**TASK BRIEF:** Drop every picture. Then return, exactly, the lines from the beginning of the listing below through the one containing "Inventory: Reformulated gasoline+".

**DATA SEGMENT:**
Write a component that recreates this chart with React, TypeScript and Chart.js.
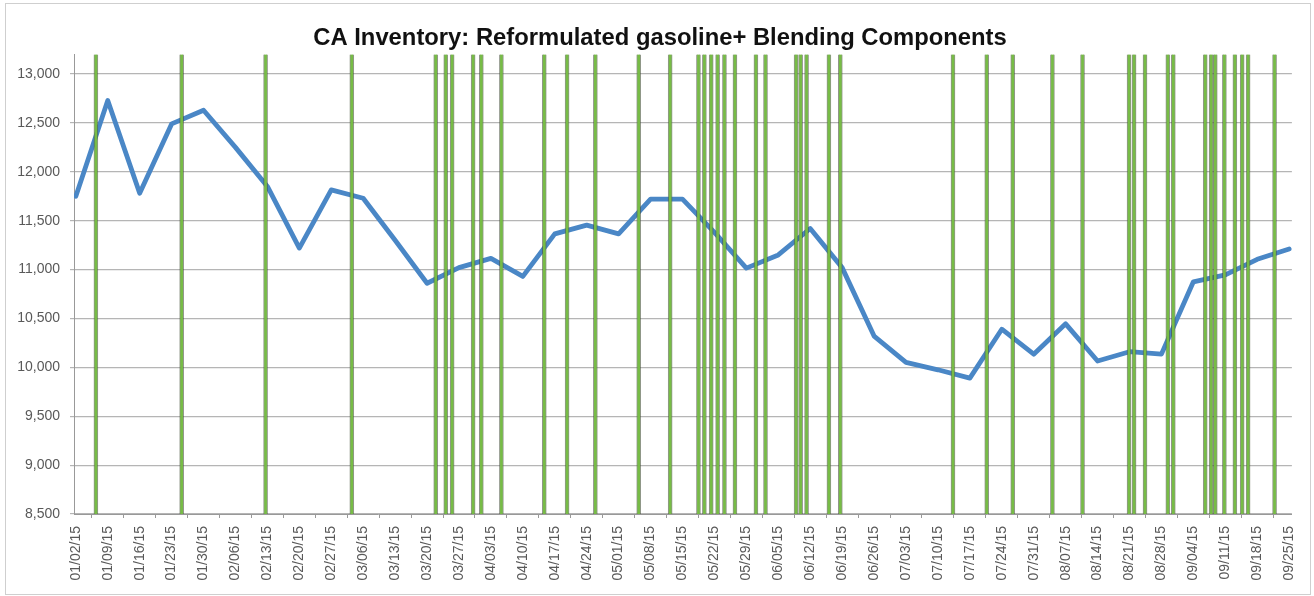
import React, { useEffect, useRef } from "react";
import { Chart, registerables } from "chart.js";

Chart.register(...registerables);

const TITLE = "CA Inventory: Reformulated gasoline+ Blending Components";

// Weekly tick labels (one every 7 days starting 01/02/15)
const weekLabels = [
  "01/02/15", "01/09/15", "01/16/15", "01/23/15", "01/30/15", "02/06/15", "02/13/15",
  "02/20/15", "02/27/15", "03/06/15", "03/13/15", "03/20/15", "03/27/15", "04/03/15",
  "04/10/15", "04/17/15", "04/24/15", "05/01/15", "05/08/15", "05/15/15", "05/22/15",
  "05/29/15", "06/05/15", "06/12/15", "06/19/15", "06/26/15", "07/03/15", "07/10/15",
  "07/17/15", "07/24/15", "07/31/15", "08/07/15", "08/14/15", "08/21/15", "08/28/15",
  "09/04/15", "09/11/15", "09/18/15", "09/25/15",
];

// Weekly inventory values (one per week label)
const inventory = [
  11750, 12730, 11780, 12490, 12630, 12250, 11850, 11220, 11815, 11730, 11300, 10860,
  11020, 11115, 10930, 11365, 11455, 11365, 11720, 11720, 11380, 11015, 11150, 11420,
  11020, 10320, 10050, 9975, 9890, 10390, 10135, 10445, 10065, 10160, 10135, 10875,
  10945, 11105, 11210,
];

// Y-axis tick values
const yTicks = [8500, 9000, 9500, 10000, 10500, 11000, 11500, 12000, 12500, 13000];

// Event markers: days after 01/02/15 where a green column is drawn
const eventDays = [
  4.4, 23.2, 41.6, 60.5, 78.9, 81.1, 82.5, 87.1, 88.9, 93.3, 102.7, 107.7, 113.9,
  123.4, 130.3, 136.5, 137.8, 139.3, 140.7, 142.2, 144.5, 149.1, 151.2, 157.9, 158.9,
  160.2, 165.1, 167.6, 192.3, 199.7, 205.4, 214.1, 220.7, 230.9, 232.0, 234.4, 239.4,
  240.6, 247.6, 248.9, 249.8, 251.8, 254.1, 255.7, 257.0, 262.8,
];
const eventLevel = 13200;

const DAYS_PER_WEEK = 7;

export default function App() {
  const canvasRef = useRef<HTMLCanvasElement | null>(null);

  useEffect(() => {
    const canvas = canvasRef.current;
    if (!canvas) return;

    const font = "'Liberation Sans', Arial, sans-serif";

    const frameAndTitle = {
      id: "frameAndTitle",
      afterDraw(chart: any) {
        const ctx = chart.ctx;
        ctx.save();
        ctx.strokeStyle = "#cfcfcf";
        ctx.lineWidth = 1;
        ctx.strokeRect(5.5, 3.5, 1305, 591);
        ctx.fillStyle = "#111";
        ctx.font = `bold 23.8px ${font}`;
        ctx.textAlign = "center";
        ctx.textBaseline = "middle";
        ctx.fillText(TITLE, 660, 38.5);
        ctx.restore();
      },
    };

    const chart = new Chart(canvas, {
      type: "bar",
      data: {
        datasets: [
          {
            type: "bar",
            label: "Events",
            data: eventDays.map((d) => ({ x: d, y: eventLevel })),
            backgroundColor: "#77BC46",
            borderColor: "rgba(70,80,60,0.6)",
            borderWidth: { left: 1, right: 1, top: 0, bottom: 0 },
            borderSkipped: false,
            barThickness: 4,
            grouped: false,
          } as any,
          {
            type: "line",
            label: "Inventory",
            data: weekLabels.map((_, i) => ({ x: i * DAYS_PER_WEEK, y: inventory[i] })),
            borderColor: "#4A87C6",
            borderWidth: 4.8,
            borderCapStyle: "round",
            borderJoinStyle: "round",
            pointRadius: 0,
            tension: 0,
            fill: false,
          } as any,
        ],
      },
      options: {
        responsive: false,
        animation: false,
        layout: { padding: { left: 0, right: 19, top: 54, bottom: 0 } },
        plugins: {
          legend: { display: false },
          tooltip: { enabled: false },
          title: { display: false },
        },
        scales: {
          x: {
            type: "linear",
            min: -0.4,
            max: 266.6,
            offset: false,
            afterFit: (scale: any) => {
              scale.height = 82;
            },
            grid: {
              drawOnChartArea: false,
              drawTicks: true,
              tickLength: 4,
              color: "#999",
            },
            border: { display: true, color: "#999", width: 1 },
            ticks: {
              stepSize: DAYS_PER_WEEK,
              autoSkip: false,
              includeBounds: false,
              maxRotation: 90,
              minRotation: 90,
              padding: 8,
              color: "#595959",
              font: { family: font, size: 14 },
              callback: (v: any) => {
                const idx = Math.round(Number(v) / DAYS_PER_WEEK);
                return weekLabels[idx] ?? "";
              },
            },
          },
          y: {
            type: "linear",
            min: 8500,
            max: 13205,
            afterFit: (scale: any) => {
              scale.width = 74;
            },
            afterBuildTicks: (scale: any) => {
              scale.ticks = yTicks.map((v) => ({ value: v }));
            },
            grid: {
              color: "#b5b5b5",
              lineWidth: 1.2,
              drawTicks: true,
              tickLength: 4,
            },
            border: { display: true, color: "#999", width: 1 },
            ticks: {
              padding: 10,
              color: "#595959",
              font: { family: font, size: 14 },
              callback: (v: any) => Number(v).toLocaleString("en-US"),
            },
          },
        },
      } as any,
      plugins: [frameAndTitle],
    });

    return () => chart.destroy();
  }, []);

  return (
    <div style={{ position: "absolute", left: 0, top: 0, width: 1314, height: 596, background: "#fff" }}>
      <canvas ref={canvasRef} width={1314} height={596} style={{ width: 1314, height: 596, display: "block" }} />
    </div>
  );
}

**RESULT FOR THIS EXERCISE:**
Write a component that recreates this chart with React, TypeScript and Chart.js.
import React, { useEffect, useRef } from "react";
import { Chart, registerables } from "chart.js";

Chart.register(...registerables);

const TITLE = "CA Inventory: Reformulated gasoline+ Blending Components";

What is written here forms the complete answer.